If Kilosort is run on a small subset of the total recording duration (e.g. 10-15 minute file spanning mid-session RF mapping & tuning measurements), the automated outputs generally capture the majority of well isolatable units with a modest—but manageable—amount of manual curation. ( after manual artifact removal via common average referencing during raw .dat file creation, and fine tuning of kilosort config & post-hoc merge parameters for our hardware & data specs)

However, when concatenating files from the full session (no gaps between files, concatenated in PlexUtil, then run through identical kilosort code pipeline), automated clustering outputs are fragmented to the point of being largely unusable. Rather than capturing the gradual shift in amplitude across channels over time, a single isolatable units are split into multiple clusters across the duration of recording. Merging of clusters in this best-case-scenario example seems manageable enough, but manual trimming becomes increasingly esoteric/subjective when clearly distinct components become intermixed (e.g. blue & yellow cluster components shown).

scaled kilosort1_driftexample_20190131

Presumably this introduces not only manual curation issues, but also degrades the quality of spike detection & template refinement when sub-optimal templates are subtracted from the continuous voltage trace.

The question at hand is, have features of Kilosort2 (as described in supplementary methods of pre-prints) already been developed to address these issues? Or should we be investing time in refinements to kilosort parameterization & merging operations (if so, of what form?), developing in-house pre/post processing solutions outside of Kilosort, or dividing longer sessions into separately sorted epochs that can be manually merged after clustering (method tbd)?

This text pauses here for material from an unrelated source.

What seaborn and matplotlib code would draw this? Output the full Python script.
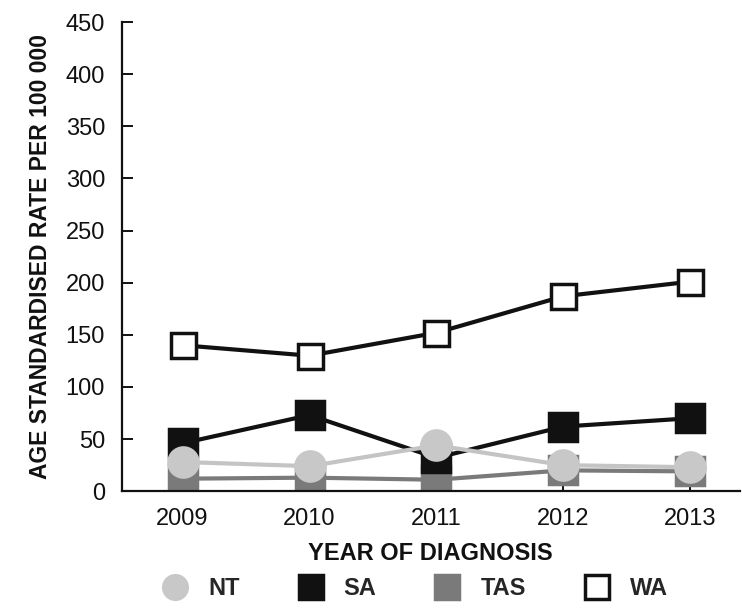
import pandas as pd
import matplotlib.pyplot as plt
import seaborn as sns
from matplotlib.lines import Line2D

years = [2009, 2010, 2011, 2012, 2013]
nt = [28, 24, 44, 25, 23]
sa = [46, 73, 32, 62, 70]
tas = [12, 13, 11, 20, 19]
wa = [140, 130, 152, 187, 201]

y_ticks = [0, 50, 100, 150, 200, 250, 300, 350, 400, 450]

sns.set_theme(style="ticks")
plt.rcParams['font.family'] = ['Liberation Sans', 'DejaVu Sans']

df = pd.DataFrame({
    'year': years * 4,
    'rate': tas + sa + wa + nt,
    'state': ['TAS'] * 5 + ['SA'] * 5 + ['WA'] * 5 + ['NT'] * 5,
})

# line colour, marker, face colour, edge colour, marker size
styles = {
    'TAS': ('#7a7a7a', 's', '#7a7a7a', '#7a7a7a', 20),
    'SA': ('#111111', 's', '#111111', '#111111', 20),
    'WA': ('#111111', 's', 'white', '#111111', 18),
    'NT': ('#c4c4c4', 'o', '#c8c8c8', '#c8c8c8', 21),
}

fig = plt.figure(figsize=(7.42, 6.14), dpi=100)
ax = fig.add_axes([0.164, 0.200, 0.833, 0.764])

for state in ['TAS', 'SA', 'WA', 'NT']:
    lc, mk, fc, ec, ms = styles[state]
    sub = df[df['state'] == state]
    sns.lineplot(data=sub, x='year', y='rate', ax=ax, color=lc, linewidth=3,
                 marker=mk, markersize=ms, markerfacecolor=fc,
                 markeredgecolor=ec, markeredgewidth=2.5, legend=False)

ax.set_xlim(2008.52, 2013.39)
ax.set_ylim(0, 450)
ax.set_xticks(years)
ax.set_yticks(y_ticks)
ax.tick_params(direction='in', length=8, width=1.4, labelsize=17, colors='#111111')
ax.tick_params(axis='y', pad=12)
ax.tick_params(axis='x', pad=12)
sns.despine(ax=ax)
for s in ['left', 'bottom']:
    ax.spines[s].set_linewidth(1.6)
    ax.spines[s].set_color('#111111')

ax.set_xlabel('YEAR OF DIAGNOSIS', fontsize=17, fontweight='bold', color='#111111', labelpad=9)
ax.set_ylabel('AGE STANDARDISED RATE PER 100 000', fontsize=16.5, fontweight='bold', color='#111111', labelpad=10)

handles = []
for state in ['NT', 'SA', 'TAS', 'WA']:
    lc, mk, fc, ec, ms = styles[state]
    handles.append(Line2D([], [], linestyle='none', marker=mk, markersize=17,
                          markerfacecolor=fc, markeredgecolor=ec, markeredgewidth=2.5,
                          label=state))
leg = fig.legend(handles=handles, loc='lower center', bbox_to_anchor=(0.552, -0.012), ncol=4,
                 frameon=False, columnspacing=2.0, handletextpad=0.4,
                 prop={'size': 17, 'weight': 'bold'})

fig.savefig('out.png', dpi=100)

For the broader community:

I'm curious what methods other Kilosort users have developed to address drifting in linear array recordings. ...it seems there is long-standing recognition of the issue, and that there should be plenty of temporal & structural (xyzk channel map) information across channels/clusters to make reasonable assumptions about timing & direction of drift in a rigid linear array device, but there's been little implementation/explanation/development of relevant code in the repository.

In any case, thanks to all involved & contributing to the knowledge base here.

marius10p commented 5 years ago

Yes, this is what Kilosort2 was developed for. Yours look like slow drift, but we can also deal with moderately fast drift (few seconds). I am ironing out the kinks and working towards a full release, hopefully this month. Here is a typical example of one unit tracked by KS2 over 1.5 hours:

image

czuba commented 5 years ago

Ah great! That was a particularly stable session & well behaved subject, so slow drift was the primary culprit. One or more abrupt shifts are not uncommon over the course of a 2-3hr recording session, so the ability to track both fast & slow drift will go a long way in real-world applications. (...where lab==world, anyway)

Thanks for the quick reply and continued development. ...good luck on the final push.